Entries with chart source code »
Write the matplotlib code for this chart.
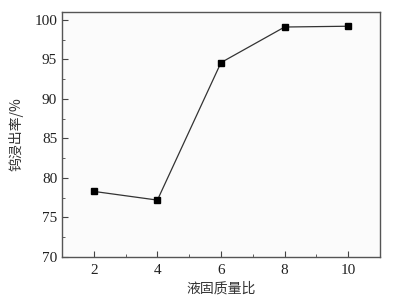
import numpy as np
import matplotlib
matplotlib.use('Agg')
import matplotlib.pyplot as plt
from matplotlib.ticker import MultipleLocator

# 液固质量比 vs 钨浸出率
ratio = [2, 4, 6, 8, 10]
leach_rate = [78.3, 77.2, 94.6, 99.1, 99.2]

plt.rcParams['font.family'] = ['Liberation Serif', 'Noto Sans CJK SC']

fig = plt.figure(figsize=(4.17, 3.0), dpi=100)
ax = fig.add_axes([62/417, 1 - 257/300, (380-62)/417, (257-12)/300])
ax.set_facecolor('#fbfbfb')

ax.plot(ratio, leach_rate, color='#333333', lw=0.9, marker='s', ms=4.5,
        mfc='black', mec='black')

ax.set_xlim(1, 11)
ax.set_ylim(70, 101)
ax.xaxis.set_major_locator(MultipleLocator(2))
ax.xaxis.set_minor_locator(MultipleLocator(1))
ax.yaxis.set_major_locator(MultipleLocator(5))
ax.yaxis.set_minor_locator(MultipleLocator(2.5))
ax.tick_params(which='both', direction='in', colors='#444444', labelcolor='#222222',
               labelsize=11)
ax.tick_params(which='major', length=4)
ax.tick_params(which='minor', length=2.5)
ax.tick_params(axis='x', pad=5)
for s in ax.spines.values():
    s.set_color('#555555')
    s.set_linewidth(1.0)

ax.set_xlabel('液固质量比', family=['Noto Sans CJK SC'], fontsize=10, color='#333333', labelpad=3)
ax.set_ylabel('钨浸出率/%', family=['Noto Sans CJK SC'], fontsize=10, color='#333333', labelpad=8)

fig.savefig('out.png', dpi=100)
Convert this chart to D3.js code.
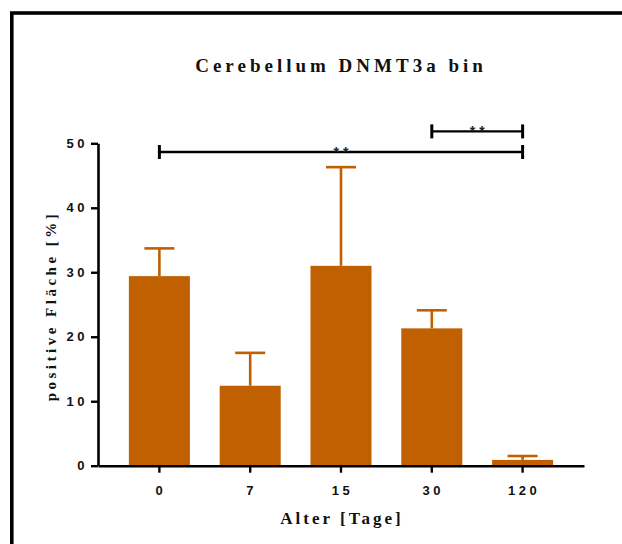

Problem to work on » The word "matplotlib" appears in how many lines of the data? Answer with only the number.

Answer to the problem » 5